As this is a prototype, I wanted to see if the approach would achieve decent results without building the whole thing myself from scratch and potentially wasting a lot of effort. With that in mind, I used the awesome segmentation-models-pytorch library. The power of this library hinges on transfer learning, which means we can avoid having to train the entire network from a standing start.

U-Net

U-Net consists of a coupled encoder and decoder structure, which builds high level abstractions of input images before expanding out these abstractions to provide a pixel-level prediction.

Original U-Net architecture https://arxiv.org/abs/1505.04597

The grey arrows signify residual connections between the encoder and decoder pathways. This means that at every upwards step of the decoder, the encoder matrices of the same dimensions are concatenated together with the decoder matrices. The benefits of this are twofold:

  1. At each level of the decoder - which would otherwise only contain high level abstraction information of the image - the network is able to combine it’s learning about high and low level features, increasing the fidelity of predictions.
  2. Residual connections allow backpropagation during training to skip past layers, making optimisation easier. This is also crucial when training deeper models to avoid issues with vanishing gradients.

The beauty of this architecture is also that we can use a pre-trained model that has been used for a classification task - on a dataset such as ImageNet - as our encoder. Once we remove the final classification layer from this model, this can be connected to a decoder with untrained weights, and skip-connections are added to reflect the U-Net structure. This saves a lot of compute time, as our pre-trained encoder already has good parameters for building high levels abstractions of images.

segmentation-models-pytorch provides pre-trained weights for a number of different encoder architectures.

Encoder — EfficientNet-B3

Google AI published their EfficientNet paper in 2019 with new thinking behind how to scale up convolutional neural networks. Alongside this, the paper proposed a range of models of increasing complexity that achieve state of the art performance.

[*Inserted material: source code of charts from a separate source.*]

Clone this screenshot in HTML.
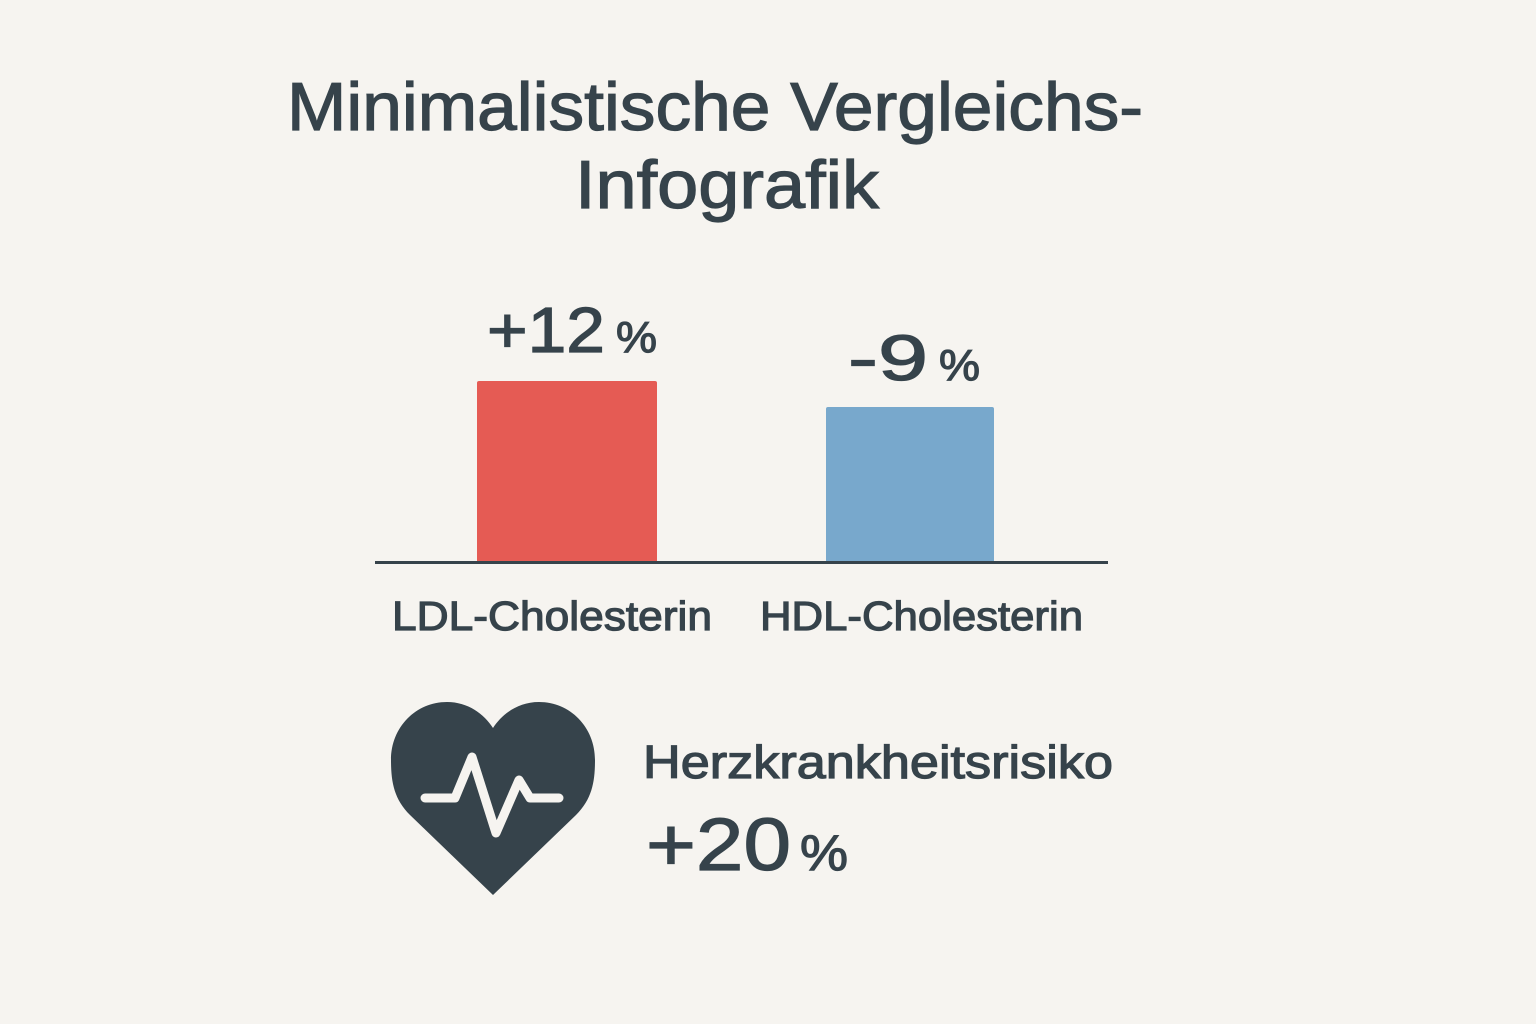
<!DOCTYPE html>
<html><head><meta charset="utf-8"><style>
html,body{margin:0;padding:0;background:#f6f4f0;}
svg{display:block;}
text{font-family:"Liberation Sans","DejaVu Sans",sans-serif;fill:#36434b;stroke:#36434b;stroke-width:1.2;}
</style></head><body>
<svg width="1536" height="1024" viewBox="0 0 1536 1024">
<rect width="1536" height="1024" fill="#f6f4f0"/>
<text x="287" y="130" font-size="68" textLength="856" lengthAdjust="spacingAndGlyphs">Minimalistische Vergleichs-</text>
<text x="575" y="208" font-size="68" textLength="304" lengthAdjust="spacingAndGlyphs">Infografik</text>
<rect x="477" y="381" width="180" height="182" rx="2" fill="#e55b54"/>
<rect x="826" y="407" width="168" height="156" rx="2" fill="#78a8cc"/>
<rect x="375" y="561" width="733" height="3" fill="#36434b"/>
<text x="487" y="352" font-size="64" textLength="118" lengthAdjust="spacingAndGlyphs">+12</text>
<text x="616" y="352" font-size="44" textLength="41" lengthAdjust="spacingAndGlyphs">%</text>
<text x="848" y="380" font-size="64" textLength="80" lengthAdjust="spacingAndGlyphs">-9</text>
<text x="939" y="380" font-size="44" textLength="41" lengthAdjust="spacingAndGlyphs">%</text>
<text x="392" y="630" font-size="41" textLength="320" lengthAdjust="spacingAndGlyphs">LDL-Cholesterin</text>
<text x="760" y="630" font-size="41" textLength="323" lengthAdjust="spacingAndGlyphs">HDL-Cholesterin</text>
<path d="M493 895 L410 815 C394 799 391 782 391 760 C391 727 416 702 447 702 C468 702 484 714 493 728 C502 714 518 702 539 702 C570 702 595 727 595 760 C595 782 592 799 576 815 Z" fill="#36434b"/>
<polyline points="425,798 455,798 472,757 496,833 519,780 530,798 559,798" fill="none" stroke="#f6f4f0" stroke-width="9" stroke-linecap="round" stroke-linejoin="round"/>
<text x="643" y="778" font-size="46" textLength="470" lengthAdjust="spacingAndGlyphs">Herzkrankheitsrisiko</text>
<text x="646" y="870" font-size="74" textLength="145" lengthAdjust="spacingAndGlyphs">+20</text>
<text x="800" y="870" font-size="50" textLength="48" lengthAdjust="spacingAndGlyphs">%</text>
</svg>
</body></html>
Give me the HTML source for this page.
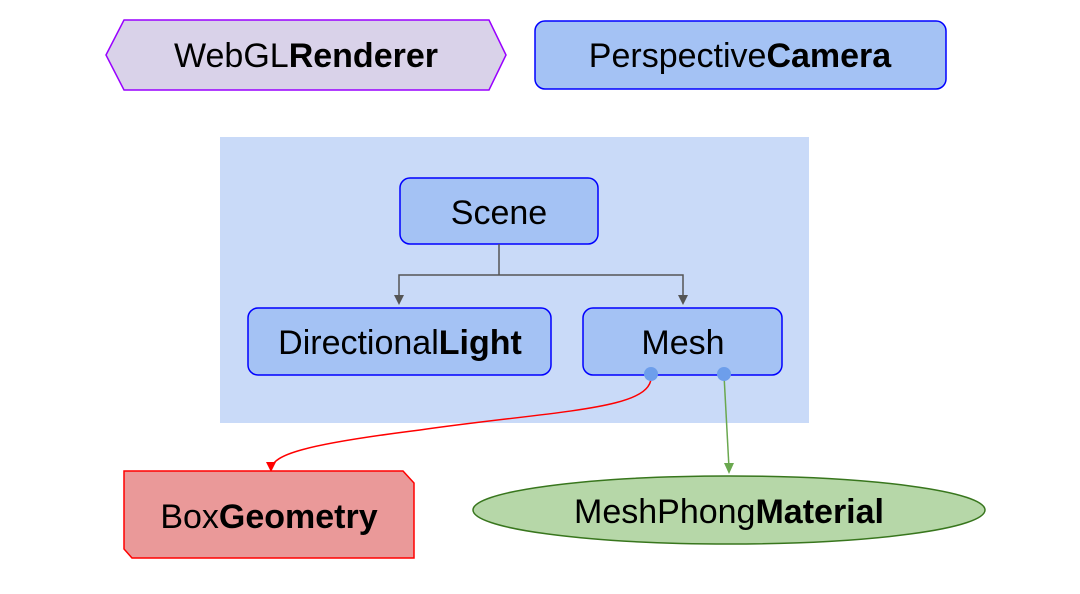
<!DOCTYPE html>
<html><head><meta charset="utf-8"><style>
html,body{margin:0;padding:0;background:#fff;width:1080px;height:594px;overflow:hidden}
text{font-family:"Liberation Sans",sans-serif;font-size:34px;fill:#000}
</style></head><body>
<svg width="1080" height="594" viewBox="0 0 1080 594" xmlns="http://www.w3.org/2000/svg">
<polygon points="106,55 124,20 489,20 506,55 489,90 124,90" fill="#d9d2e9" stroke="#9900ff" stroke-width="1.5"/>
<text x="306" y="67" text-anchor="middle">WebGL<tspan font-weight="bold">Renderer</tspan></text>
<rect x="535" y="21" width="411" height="68" rx="10" fill="#a4c2f4" stroke="#0000ff" stroke-width="1.5"/>
<text x="740" y="67" text-anchor="middle">Perspective<tspan font-weight="bold">Camera</tspan></text>
<rect x="220" y="137" width="589" height="286" fill="#c9daf8"/>
<rect x="400" y="178" width="198" height="66" rx="10" fill="#a4c2f4" stroke="#0000ff" stroke-width="1.5"/>
<text x="499" y="224" text-anchor="middle">Scene</text>
<path d="M499,244 V275 H399 V303 M499,275 H683 V303" fill="none" stroke="#555" stroke-width="1.5"/>
<path d="M394,295 L404,295 L399,305z M678,295 L688,295 L683,305z" fill="#555"/>
<rect x="248" y="308" width="303" height="67" rx="10" fill="#a4c2f4" stroke="#0000ff" stroke-width="1.5"/>
<text x="400" y="354" text-anchor="middle">Directional<tspan font-weight="bold">Light</tspan></text>
<rect x="583" y="308" width="199" height="67" rx="10" fill="#a4c2f4" stroke="#0000ff" stroke-width="1.5"/>
<text x="683" y="354" text-anchor="middle">Mesh</text>
<path d="M651,375 C655,410 560,410 420,430 C300,445 275,455 271,468" fill="none" stroke="#ff0000" stroke-width="1.5"/>
<path d="M266,462 L276,462 L271,472z" fill="#ff0000"/>
<path d="M724,375 L729,468" fill="none" stroke="#6aa84f" stroke-width="1.5"/>
<path d="M724,463 L734,463 L729,474z" fill="#6aa84f"/>
<ellipse cx="651" cy="374" rx="7" ry="7" fill="#6d9eeb"/>
<ellipse cx="724" cy="374" rx="7" ry="7" fill="#6d9eeb"/>
<polygon points="124,471 403,471 414,483 414,558 132,558 124,549" fill="#ea9999" stroke="#ff0000" stroke-width="1.5"/>
<text x="269" y="528" text-anchor="middle">Box<tspan font-weight="bold">Geometry</tspan></text>
<ellipse cx="729" cy="510" rx="256" ry="34" fill="#b6d7a8" stroke="#38761d" stroke-width="1.5"/>
<text x="729" y="523" text-anchor="middle">MeshPhong<tspan font-weight="bold">Material</tspan></text>
</svg>
</body></html>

As a trade off between size and performance, I chose the B3 variant to use in my model.

Putting it all together

Specifying these architecture choices with segmentation-models-pytorch is a breeze:

import segmentation_models_pytorch as smp
import torch

ENCODER = 'efficientnet-b3'
ENCODER_WEIGHTS = 'imagenet'
CLASSES = ['grid']
ACTIVATION = 'sigmoid'
DEVICE = torch.device('cuda:0')

model = smp.Unet(
    encoder_name=ENCODER, 
    encoder_weights=ENCODER_WEIGHTS, 
    classes=len(CLASSES), 
    activation=ACTIVATION,
).to(DEVICE)

Data Augmentation

As the training dataset only contains 36 images, overfitting is a serious concern. If we train for multiple epochs over this small dataset, we might worry that our model will start fitting to the noise in this small dataset, leading to poor performance on out-of-sample examples. This problem can be somewhat mitigated by data augmentation. As each training image and mask pair is read into memory to pass to the model, we apply several layers of non-deterministic image processing, as shown below.

import albumentations as albu

def get_training_augmentation():
    train_transform = [
        albu.HorizontalFlip(p=0.5),
        albu.ShiftScaleRotate(scale_limit=0.2, rotate_limit=20, shift_limit=0.2, p=0.8, border_mode=0),
        albu.PadIfNeeded(min_height=320, min_width=320, always_apply=True, border_mode=0),
        albu.RandomCrop(height=320, width=320, always_apply=True),
        albu.IAAAdditiveGaussianNoise(p=0.1),
        albu.IAAPerspective(p=0.5),
        albu.OneOf(
            [
                albu.CLAHE(p=1),
                albu.RandomBrightness(p=1),
                albu.RandomGamma(p=1),
            ],
            p=0.9,
        )
    ]
    
    return albu.Compose(train_transform)

It’s useful to look at an example image to see the individual effects of each of these augmentations. This is the first image from our training set:

As you can see below, most of the augmentations by themselves only provide a subtle change - however when stacked up, they add enough novelty to our training data to stop the model fitting to the noise of the base dataset

Each augmentation used in isolation

Stacked augmentations, to be passed to the model

Training & Evaluation

The most commonly used loss function is pixel wise Cross-Entropy Loss - similar to what is used in general classification tasks. Here, we instead use Dice Loss, which was introduced to address the issue of class imbalance in semantic segmentation:

\(Dice Loss = 1 - \frac{2|A ∩ B|}{|A| + |B|}\)

In practice, the intersection term of this equation is approximated by calculating the element-wise product of the prediction and target mask matrices:

We also use Intersection-over-Union (IoU) as a scoring metric. This essentially looks at the overlapping over total area of both predicted and ground truth masks, which is a similar concept to Dice Loss.

Training regime:

  • Trained for 40 epochs, initial learning rate = 5x10e-4
  • After the 30th epoch, learning rate = 5x10e-5

Dice loss of the model on training and validation sets at each epoch of training

Intersection-over-Union of the model on training and validation sets at each epoch of training

Prediction

I tested the trained model on 7 held out images from my labelled dataset, and the model achieved a IOU Score = 0.94 for these images, including some with puzzles at odd angles and as a smaller part of the image.

I also ran the model over all of the frames in a short video to see the results more visually, which was also pretty good - it also deals well with an object covering the puzzle!

Final Results — integration into solver tool

The enhanced version of the code base I discussed in my prior post can be found here. This version of the model shows some slight activation on background features, which is perhaps the sign of some overfitting.

To conclude, this approach showed some pretty impressive results, especially given the tiny amount of training data that was used!